J’ai essayé de comprendre mais je n’y suis pas arrivé. Pour moi, un déplacement doit obligatoirement nécessiter le départ d’un point A pour arriver à un point B. L’idée de se déplacer du point A pour revenir inévitablement au même point A, ça ne rentre pas dans mon cerveau. Mais en plus, quand l’opération est répétée inlassablement pendant des heures et des heures sur deux jours de temps, là, franchement, je débarque. Je peux comprendre que la vitesse, que l’adrénaline ou encore que le défi de battre un temps de passage puisse donner une certaine ivresse à la chose... mais sacrament! Deux jours de suite, soir et matin! Il doit y avoir un moment où le cerveau te dit quelque chose comme : «Hey mec! Ça fait deux jours que tu tournes en rond pour absolument rien. On aurait peut-être quelque chose de plus constructif à faire pour meubler le temps qui nous reste avant que la mort nous touche de son doigt glacé? Tu ne trouves pas?»

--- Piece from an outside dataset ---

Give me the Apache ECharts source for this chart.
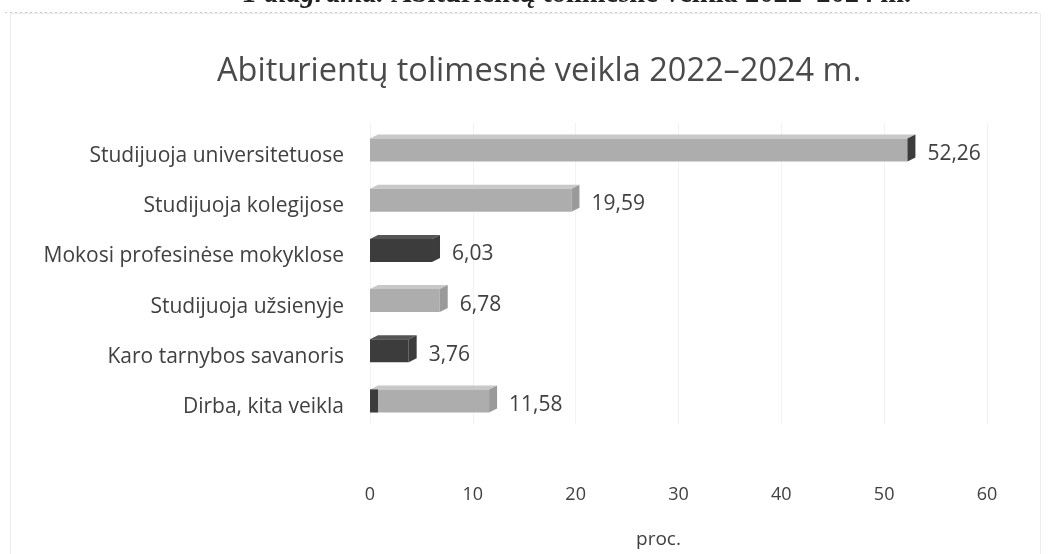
<!DOCTYPE html>
<html>
<head>
<meta charset="utf-8">
<script src="https://cdn.jsdelivr.net/npm/echarts@6/dist/echarts.min.js"></script>
<style>
  html, body { margin: 0; padding: 0; background: #fff; }
  #chart { width: 1049px; height: 554px; }
</style>
</head>
<body>
<div id="chart"></div>
<script>
// duomenys (proc.)
const categories = [
  'Studijuoja universitetuose',
  'Studijuoja kolegijose',
  'Mokosi profesinėse mokyklose',
  'Studijuoja užsienyje',
  'Karo tarnybos savanoris',
  'Dirba, kita veikla'
];
const values = [52.26, 19.59, 6.03, 6.78, 3.76, 11.58];
// tamsūs stulpeliai (kaip skenuotame paveiksle)
const darkBar = [false, false, true, false, true, false];
const darkEnd = [true, false, true, false, true, false];
const darkStart = [false, false, false, false, false, true];
const xTicks = [0, 10, 20, 30, 40, 50, 60];

const fontFamily = '"Open Sans", "Noto Sans", sans-serif';
const textColor = '#404040';

const GRAY = { front: '#adadad', top: '#c8c8c8', side: '#9a9a9a' };
const DARK = { front: '#3c3c3c', top: '#555555', side: '#2f2f2f' };

const fmt = v => v.toFixed(2).replace('.', ',');

const renderBar = (params, api) => {
  const i = api.value(1);
  const v = api.value(0);
  const p0 = api.coord([0, i]);
  const p1 = api.coord([v, i]);
  const h = 23, dx = 8, dy = 4;
  const x0 = p0[0], x1 = p1[0];
  const y0 = p0[1] - h / 2 + 2;
  const c = darkBar[i] ? DARK : GRAY;
  const endColor = darkEnd[i] ? DARK.front : c.side;
  const children = [
    { type: 'polygon', shape: { points: [[x0, y0], [x0 + dx, y0 - dy], [x1 + dx, y0 - dy], [x1, y0]] }, style: { fill: c.top } },
    { type: 'rect', shape: { x: x0, y: y0, width: x1 - x0, height: h }, style: { fill: c.front } },
    { type: 'polygon', shape: { points: [[x1, y0], [x1 + dx, y0 - dy], [x1 + dx, y0 + h - dy], [x1, y0 + h]] }, style: { fill: endColor } }
  ];
  if (darkStart[i]) {
    children.push({ type: 'rect', shape: { x: x0, y: y0, width: 8, height: h }, style: { fill: DARK.front } });
  }
  children.push({
    type: 'text',
    style: {
      x: x1 + dx + 12, y: p1[1] + 6,
      text: fmt(v),
      fill: textColor, font: '21px ' + fontFamily,
      verticalAlign: 'middle', align: 'left'
    }
  });
  return { type: 'group', children };
};

const chart = echarts.init(document.getElementById('chart'));
chart.setOption({
  backgroundColor: '#fff',
  animation: false,
  title: {
    text: 'Abiturientų tolimesnė veikla 2022–2024 m.',
    left: 212,
    top: 50,
    textStyle: { color: '#4a4a4a', fontSize: 32.5, fontWeight: 'normal', fontFamily }
  },
  graphic: [
    {
      type: 'text', left: 243, top: -20,
      style: {
        text: '{i|1 diagrama.} Abiturientų tolimesnė veikla 2022–2024 m.',
        font: 'bold 28.5px "Liberation Serif", serif',
        fill: '#222',
        rich: { i: { font: 'italic bold 28.5px "Liberation Serif", serif', fill: '#222' } }
      }
    },
    {
      type: 'line', shape: { x1: 5, y1: 12.5, x2: 1040, y2: 12.5 },
      style: { stroke: '#c8c8c8', lineWidth: 1, lineDash: [2, 3] }
    },
    {
      type: 'rect', shape: { x: 10.5, y: 13.5, width: 1030, height: 560 },
      style: { fill: null, stroke: '#ececec', lineWidth: 1 }, silent: true
    }
  ],
  grid: { left: 370, right: 62, top: 123, bottom: 128 },
  xAxis: {
    type: 'value',
    min: 0, max: 60, interval: 10,
    name: 'proc.',
    nameLocation: 'middle',
    nameGap: 106,
    nameTextStyle: { color: textColor, fontSize: 19, fontFamily, padding: [0, 40, 0, 0] },
    axisLine: { show: false },
    axisTick: { show: false },
    axisLabel: {
      color: textColor, fontSize: 18, fontFamily, margin: 62,
      formatter: v => (xTicks.includes(v) ? String(v) : '')
    },
    splitLine: { show: true, lineStyle: { color: '#f2f2f2', width: 1 } }
  },
  yAxis: {
    type: 'category',
    data: categories,
    inverse: true,
    axisLine: { show: false },
    axisTick: { show: false },
    axisLabel: { color: textColor, fontSize: 21, fontFamily, margin: 26, verticalAlign: 'top', lineHeight: 16 }
  },
  series: [{
    type: 'custom',
    renderItem: renderBar,
    encode: { x: 0, y: 1 },
    data: values.map((v, i) => [v, i])
  }]
});
</script>
</body>
</html>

Par moments, j’en arrive à envier ces têtes sans cervelles. Ils n’ont pas d’angoisses ces gens. Tourner sur un lac gelé l’hiver et sur un lac liquide l’été et parvenir en même temps à y trouver une quelconque manière d’oublier la finalité de nos existences, il y a là quelque chose de parfaitement enviable. Tu te couches le soir sans angoisse.

- J’ai tourné en rond 345 fois aujourd’hui! Demain, je vais battre mon record!


Bon, là c’est vrai. Je vais me coucher. Il est tard et demain, je dois rencontrer un mec de la CSN pour parler de choses importantes dont il me serait mal venu d’en glisser le contenu ici.

Je vous laisse en me trémoussant le bassin et de me brassant ostensiblement les seins.